* EXERCISE DETAILS *
Only the lines from the line containing "Generate a LaTeX" through the line containing "(con) at (1459,397)" should be reproduced, please, with no pictures.

* Data records *
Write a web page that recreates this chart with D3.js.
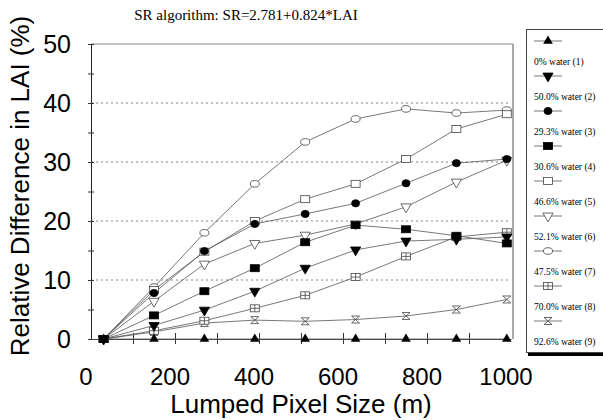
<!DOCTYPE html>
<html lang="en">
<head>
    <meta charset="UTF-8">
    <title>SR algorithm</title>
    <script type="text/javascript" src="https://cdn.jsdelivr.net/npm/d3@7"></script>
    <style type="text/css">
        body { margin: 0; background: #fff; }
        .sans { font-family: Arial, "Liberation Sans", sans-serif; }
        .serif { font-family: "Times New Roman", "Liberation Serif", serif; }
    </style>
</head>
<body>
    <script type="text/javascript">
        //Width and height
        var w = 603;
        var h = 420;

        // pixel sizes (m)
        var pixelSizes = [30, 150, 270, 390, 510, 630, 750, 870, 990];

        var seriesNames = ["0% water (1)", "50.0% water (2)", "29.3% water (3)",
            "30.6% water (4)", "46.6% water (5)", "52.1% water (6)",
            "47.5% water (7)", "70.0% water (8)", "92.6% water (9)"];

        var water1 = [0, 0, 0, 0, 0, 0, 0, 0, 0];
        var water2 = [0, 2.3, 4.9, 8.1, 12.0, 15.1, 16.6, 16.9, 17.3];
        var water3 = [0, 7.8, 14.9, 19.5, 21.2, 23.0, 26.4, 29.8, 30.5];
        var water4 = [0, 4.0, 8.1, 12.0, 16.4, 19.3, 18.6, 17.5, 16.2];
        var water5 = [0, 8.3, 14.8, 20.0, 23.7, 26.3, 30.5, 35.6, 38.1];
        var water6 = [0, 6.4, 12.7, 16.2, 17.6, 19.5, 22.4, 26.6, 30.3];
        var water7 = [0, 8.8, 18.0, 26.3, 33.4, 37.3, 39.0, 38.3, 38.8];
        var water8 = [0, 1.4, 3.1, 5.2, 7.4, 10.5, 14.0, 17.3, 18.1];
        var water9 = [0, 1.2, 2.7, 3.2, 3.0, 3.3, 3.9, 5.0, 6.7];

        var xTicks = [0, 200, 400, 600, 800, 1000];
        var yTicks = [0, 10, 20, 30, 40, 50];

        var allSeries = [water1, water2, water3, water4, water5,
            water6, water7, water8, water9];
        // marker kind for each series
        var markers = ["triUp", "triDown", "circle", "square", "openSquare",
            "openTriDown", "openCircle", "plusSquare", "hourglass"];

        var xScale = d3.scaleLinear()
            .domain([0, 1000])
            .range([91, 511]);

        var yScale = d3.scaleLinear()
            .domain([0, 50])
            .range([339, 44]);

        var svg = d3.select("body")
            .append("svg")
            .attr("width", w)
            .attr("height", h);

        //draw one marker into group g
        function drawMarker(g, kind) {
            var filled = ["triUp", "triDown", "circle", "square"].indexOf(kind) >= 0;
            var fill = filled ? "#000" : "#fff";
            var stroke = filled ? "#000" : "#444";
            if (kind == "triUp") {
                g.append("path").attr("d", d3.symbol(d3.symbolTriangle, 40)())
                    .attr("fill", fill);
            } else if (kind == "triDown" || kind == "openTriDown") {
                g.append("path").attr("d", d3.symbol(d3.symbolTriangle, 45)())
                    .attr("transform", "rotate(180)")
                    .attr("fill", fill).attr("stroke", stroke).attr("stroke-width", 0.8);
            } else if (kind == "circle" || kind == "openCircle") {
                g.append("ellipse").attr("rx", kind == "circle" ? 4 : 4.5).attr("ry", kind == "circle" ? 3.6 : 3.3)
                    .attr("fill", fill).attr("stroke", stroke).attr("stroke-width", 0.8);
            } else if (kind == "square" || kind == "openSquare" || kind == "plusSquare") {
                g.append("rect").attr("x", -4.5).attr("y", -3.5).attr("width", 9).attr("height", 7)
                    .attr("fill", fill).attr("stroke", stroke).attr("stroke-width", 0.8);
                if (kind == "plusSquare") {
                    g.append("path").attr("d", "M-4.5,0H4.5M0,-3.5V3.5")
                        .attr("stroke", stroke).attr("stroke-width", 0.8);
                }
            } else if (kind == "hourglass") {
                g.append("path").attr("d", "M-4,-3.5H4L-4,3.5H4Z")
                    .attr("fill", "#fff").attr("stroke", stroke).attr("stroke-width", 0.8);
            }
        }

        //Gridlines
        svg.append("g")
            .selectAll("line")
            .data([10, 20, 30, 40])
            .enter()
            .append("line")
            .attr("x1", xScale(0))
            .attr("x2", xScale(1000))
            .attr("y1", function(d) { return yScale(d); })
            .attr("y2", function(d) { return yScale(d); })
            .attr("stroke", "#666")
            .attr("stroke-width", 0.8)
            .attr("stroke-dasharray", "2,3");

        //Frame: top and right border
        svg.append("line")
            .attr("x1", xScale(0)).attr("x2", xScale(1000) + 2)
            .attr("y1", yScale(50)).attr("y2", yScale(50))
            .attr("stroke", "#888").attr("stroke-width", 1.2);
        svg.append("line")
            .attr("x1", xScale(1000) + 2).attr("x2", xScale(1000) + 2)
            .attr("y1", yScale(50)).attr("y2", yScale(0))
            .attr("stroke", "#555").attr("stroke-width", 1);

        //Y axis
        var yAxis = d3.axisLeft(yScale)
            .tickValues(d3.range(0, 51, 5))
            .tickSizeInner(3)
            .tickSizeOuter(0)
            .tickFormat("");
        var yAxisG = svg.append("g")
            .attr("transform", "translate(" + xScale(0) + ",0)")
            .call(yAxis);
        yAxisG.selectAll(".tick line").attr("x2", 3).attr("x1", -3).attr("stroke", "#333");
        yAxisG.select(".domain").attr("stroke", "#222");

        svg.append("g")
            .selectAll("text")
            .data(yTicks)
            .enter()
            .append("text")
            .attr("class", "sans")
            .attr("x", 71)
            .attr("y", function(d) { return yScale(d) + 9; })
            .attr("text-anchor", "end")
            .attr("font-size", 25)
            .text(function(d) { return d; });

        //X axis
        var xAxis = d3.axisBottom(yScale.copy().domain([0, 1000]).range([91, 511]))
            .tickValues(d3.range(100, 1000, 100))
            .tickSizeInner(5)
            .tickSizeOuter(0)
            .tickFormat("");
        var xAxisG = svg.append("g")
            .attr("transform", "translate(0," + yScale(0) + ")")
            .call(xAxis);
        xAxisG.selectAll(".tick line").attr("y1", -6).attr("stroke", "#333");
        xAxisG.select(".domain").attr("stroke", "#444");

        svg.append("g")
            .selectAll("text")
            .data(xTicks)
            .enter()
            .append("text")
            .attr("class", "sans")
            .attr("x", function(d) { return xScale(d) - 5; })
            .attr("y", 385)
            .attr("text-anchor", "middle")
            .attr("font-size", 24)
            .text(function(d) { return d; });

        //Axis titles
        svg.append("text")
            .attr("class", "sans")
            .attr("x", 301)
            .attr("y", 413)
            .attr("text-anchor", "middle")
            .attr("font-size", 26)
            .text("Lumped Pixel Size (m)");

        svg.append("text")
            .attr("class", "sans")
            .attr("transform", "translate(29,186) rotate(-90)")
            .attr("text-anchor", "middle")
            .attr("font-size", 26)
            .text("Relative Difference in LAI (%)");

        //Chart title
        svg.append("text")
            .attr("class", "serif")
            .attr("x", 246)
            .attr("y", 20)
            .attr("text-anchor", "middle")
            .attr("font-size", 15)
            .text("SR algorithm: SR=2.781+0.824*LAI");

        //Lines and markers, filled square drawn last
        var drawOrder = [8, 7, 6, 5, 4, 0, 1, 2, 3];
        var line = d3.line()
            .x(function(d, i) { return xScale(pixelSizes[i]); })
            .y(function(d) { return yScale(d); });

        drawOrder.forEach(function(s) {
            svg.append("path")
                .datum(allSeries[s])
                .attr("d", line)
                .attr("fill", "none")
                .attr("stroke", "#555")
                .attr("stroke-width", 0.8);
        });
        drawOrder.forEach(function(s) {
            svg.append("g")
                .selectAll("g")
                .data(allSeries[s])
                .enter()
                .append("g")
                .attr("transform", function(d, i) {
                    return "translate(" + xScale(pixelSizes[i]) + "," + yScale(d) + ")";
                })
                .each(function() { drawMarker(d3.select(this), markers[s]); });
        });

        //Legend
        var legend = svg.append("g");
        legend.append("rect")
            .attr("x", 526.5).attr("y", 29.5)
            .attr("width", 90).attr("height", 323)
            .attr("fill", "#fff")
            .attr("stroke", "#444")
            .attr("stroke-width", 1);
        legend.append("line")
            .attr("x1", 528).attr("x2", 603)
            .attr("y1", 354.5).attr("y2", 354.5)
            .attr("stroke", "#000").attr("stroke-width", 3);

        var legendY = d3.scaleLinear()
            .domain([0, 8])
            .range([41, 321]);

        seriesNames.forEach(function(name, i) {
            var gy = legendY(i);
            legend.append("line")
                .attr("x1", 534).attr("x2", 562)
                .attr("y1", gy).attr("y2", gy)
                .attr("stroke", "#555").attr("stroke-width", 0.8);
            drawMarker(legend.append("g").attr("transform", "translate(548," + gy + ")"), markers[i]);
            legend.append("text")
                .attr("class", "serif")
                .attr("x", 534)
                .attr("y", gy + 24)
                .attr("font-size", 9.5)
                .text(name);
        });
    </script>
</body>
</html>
---
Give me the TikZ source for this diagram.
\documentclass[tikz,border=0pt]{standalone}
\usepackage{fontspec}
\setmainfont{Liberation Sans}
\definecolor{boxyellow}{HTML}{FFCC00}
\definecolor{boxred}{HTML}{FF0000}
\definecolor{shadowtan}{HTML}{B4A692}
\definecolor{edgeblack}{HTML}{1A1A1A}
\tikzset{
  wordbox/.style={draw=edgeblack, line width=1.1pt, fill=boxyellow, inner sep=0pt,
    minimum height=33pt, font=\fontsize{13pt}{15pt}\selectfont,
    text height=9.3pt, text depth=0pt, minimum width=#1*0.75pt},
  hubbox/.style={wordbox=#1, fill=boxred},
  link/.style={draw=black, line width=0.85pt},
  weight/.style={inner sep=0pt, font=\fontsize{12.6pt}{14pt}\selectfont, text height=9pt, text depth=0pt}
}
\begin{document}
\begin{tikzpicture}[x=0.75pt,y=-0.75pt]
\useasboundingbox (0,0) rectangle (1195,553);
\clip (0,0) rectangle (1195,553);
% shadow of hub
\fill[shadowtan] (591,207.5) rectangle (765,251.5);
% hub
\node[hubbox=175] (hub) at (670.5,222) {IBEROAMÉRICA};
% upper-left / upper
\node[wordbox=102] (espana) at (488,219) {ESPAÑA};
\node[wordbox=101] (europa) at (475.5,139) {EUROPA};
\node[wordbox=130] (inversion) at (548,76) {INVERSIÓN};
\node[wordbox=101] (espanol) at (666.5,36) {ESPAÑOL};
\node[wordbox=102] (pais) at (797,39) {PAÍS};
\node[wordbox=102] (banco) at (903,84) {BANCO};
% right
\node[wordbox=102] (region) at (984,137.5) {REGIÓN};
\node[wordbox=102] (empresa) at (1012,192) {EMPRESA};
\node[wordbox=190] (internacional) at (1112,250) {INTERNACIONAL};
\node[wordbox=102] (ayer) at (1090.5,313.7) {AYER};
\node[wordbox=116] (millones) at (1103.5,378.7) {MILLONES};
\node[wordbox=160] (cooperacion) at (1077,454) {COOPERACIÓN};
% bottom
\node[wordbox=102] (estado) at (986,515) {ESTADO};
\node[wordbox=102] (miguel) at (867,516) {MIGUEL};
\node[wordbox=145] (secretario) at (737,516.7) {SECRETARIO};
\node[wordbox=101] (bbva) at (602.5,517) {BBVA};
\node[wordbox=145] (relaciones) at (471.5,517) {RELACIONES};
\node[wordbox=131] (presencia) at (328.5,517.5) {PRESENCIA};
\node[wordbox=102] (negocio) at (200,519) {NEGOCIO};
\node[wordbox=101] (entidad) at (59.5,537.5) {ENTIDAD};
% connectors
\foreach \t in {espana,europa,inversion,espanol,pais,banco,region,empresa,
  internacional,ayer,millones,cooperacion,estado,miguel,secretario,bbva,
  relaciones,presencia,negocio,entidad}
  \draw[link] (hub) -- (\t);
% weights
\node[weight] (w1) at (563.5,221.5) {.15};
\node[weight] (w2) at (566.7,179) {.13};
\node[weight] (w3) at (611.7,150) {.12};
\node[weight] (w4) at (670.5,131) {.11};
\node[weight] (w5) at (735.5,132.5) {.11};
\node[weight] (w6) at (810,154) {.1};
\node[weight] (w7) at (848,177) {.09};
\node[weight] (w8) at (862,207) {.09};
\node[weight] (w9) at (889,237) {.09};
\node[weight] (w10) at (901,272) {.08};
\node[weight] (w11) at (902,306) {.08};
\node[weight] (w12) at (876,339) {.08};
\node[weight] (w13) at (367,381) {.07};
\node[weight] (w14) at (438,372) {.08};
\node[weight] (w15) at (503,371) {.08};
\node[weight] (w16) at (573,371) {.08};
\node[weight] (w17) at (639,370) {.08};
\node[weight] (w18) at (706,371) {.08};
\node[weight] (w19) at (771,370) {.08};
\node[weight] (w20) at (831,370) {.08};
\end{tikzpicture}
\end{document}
--
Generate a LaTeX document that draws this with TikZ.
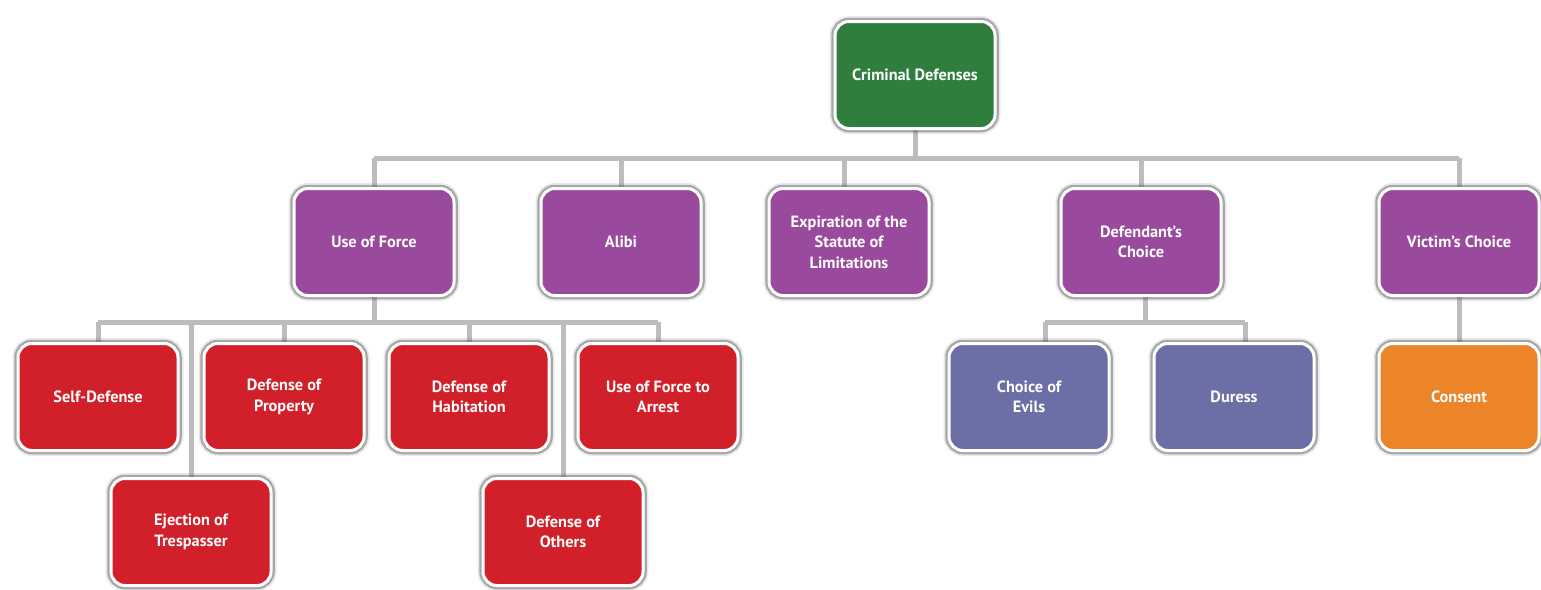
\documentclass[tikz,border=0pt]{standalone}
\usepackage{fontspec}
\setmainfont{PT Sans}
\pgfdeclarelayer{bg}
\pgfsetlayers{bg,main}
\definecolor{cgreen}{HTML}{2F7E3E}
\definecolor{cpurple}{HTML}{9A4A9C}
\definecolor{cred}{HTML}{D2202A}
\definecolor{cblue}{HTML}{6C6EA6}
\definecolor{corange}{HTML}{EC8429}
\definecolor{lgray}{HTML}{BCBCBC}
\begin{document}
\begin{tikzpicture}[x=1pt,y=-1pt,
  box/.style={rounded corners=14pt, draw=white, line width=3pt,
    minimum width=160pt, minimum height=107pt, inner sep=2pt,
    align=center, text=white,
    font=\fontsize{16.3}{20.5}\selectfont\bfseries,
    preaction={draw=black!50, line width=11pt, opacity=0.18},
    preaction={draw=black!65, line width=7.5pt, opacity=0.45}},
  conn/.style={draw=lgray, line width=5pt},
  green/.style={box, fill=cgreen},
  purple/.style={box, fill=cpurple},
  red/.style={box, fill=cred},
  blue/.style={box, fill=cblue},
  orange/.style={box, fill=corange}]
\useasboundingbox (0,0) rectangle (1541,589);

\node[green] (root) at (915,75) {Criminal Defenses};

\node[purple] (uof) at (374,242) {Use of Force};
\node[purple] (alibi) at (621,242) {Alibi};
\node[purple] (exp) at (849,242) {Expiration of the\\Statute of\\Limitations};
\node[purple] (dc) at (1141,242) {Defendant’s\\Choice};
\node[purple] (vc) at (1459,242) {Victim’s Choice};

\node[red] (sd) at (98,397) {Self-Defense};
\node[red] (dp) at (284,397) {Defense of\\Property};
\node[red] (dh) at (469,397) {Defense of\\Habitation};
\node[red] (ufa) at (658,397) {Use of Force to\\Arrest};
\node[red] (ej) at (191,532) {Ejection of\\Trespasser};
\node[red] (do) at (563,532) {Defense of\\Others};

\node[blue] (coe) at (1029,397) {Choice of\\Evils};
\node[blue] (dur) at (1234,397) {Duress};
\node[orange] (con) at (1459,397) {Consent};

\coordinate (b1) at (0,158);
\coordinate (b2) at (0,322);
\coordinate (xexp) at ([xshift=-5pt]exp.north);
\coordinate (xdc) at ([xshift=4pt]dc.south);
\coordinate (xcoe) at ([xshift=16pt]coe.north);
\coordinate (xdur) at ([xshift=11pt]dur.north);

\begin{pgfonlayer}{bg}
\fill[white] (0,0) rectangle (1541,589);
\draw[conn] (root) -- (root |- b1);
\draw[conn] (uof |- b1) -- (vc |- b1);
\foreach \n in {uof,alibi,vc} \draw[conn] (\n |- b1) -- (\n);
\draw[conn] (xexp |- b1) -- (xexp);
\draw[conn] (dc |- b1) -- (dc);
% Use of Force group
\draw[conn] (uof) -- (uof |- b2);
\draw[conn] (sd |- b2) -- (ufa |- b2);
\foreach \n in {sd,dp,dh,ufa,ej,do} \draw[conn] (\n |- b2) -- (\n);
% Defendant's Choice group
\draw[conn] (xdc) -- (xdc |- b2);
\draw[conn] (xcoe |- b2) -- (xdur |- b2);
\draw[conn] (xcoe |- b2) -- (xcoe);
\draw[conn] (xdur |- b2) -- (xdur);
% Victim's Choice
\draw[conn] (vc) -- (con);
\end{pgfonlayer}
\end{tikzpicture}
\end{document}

* ANSWER BELOW *
Generate a LaTeX document that draws this with TikZ.
\documentclass[tikz,border=0pt]{standalone}
\usepackage{fontspec}
\setmainfont{PT Sans}
\pgfdeclarelayer{bg}
\pgfsetlayers{bg,main}
\definecolor{cgreen}{HTML}{2F7E3E}
\definecolor{cpurple}{HTML}{9A4A9C}
\definecolor{cred}{HTML}{D2202A}
\definecolor{cblue}{HTML}{6C6EA6}
\definecolor{corange}{HTML}{EC8429}
\definecolor{lgray}{HTML}{BCBCBC}
\begin{document}
\begin{tikzpicture}[x=1pt,y=-1pt,
  box/.style={rounded corners=14pt, draw=white, line width=3pt,
    minimum width=160pt, minimum height=107pt, inner sep=2pt,
    align=center, text=white,
    font=\fontsize{16.3}{20.5}\selectfont\bfseries,
    preaction={draw=black!50, line width=11pt, opacity=0.18},
    preaction={draw=black!65, line width=7.5pt, opacity=0.45}},
  conn/.style={draw=lgray, line width=5pt},
  green/.style={box, fill=cgreen},
  purple/.style={box, fill=cpurple},
  red/.style={box, fill=cred},
  blue/.style={box, fill=cblue},
  orange/.style={box, fill=corange}]
\useasboundingbox (0,0) rectangle (1541,589);

\node[green] (root) at (915,75) {Criminal Defenses};

\node[purple] (uof) at (374,242) {Use of Force};
\node[purple] (alibi) at (621,242) {Alibi};
\node[purple] (exp) at (849,242) {Expiration of the\\Statute of\\Limitations};
\node[purple] (dc) at (1141,242) {Defendant’s\\Choice};
\node[purple] (vc) at (1459,242) {Victim’s Choice};

\node[red] (sd) at (98,397) {Self-Defense};
\node[red] (dp) at (284,397) {Defense of\\Property};
\node[red] (dh) at (469,397) {Defense of\\Habitation};
\node[red] (ufa) at (658,397) {Use of Force to\\Arrest};
\node[red] (ej) at (191,532) {Ejection of\\Trespasser};
\node[red] (do) at (563,532) {Defense of\\Others};

\node[blue] (coe) at (1029,397) {Choice of\\Evils};
\node[blue] (dur) at (1234,397) {Duress};
\node[orange] (con) at (1459,397) {Consent};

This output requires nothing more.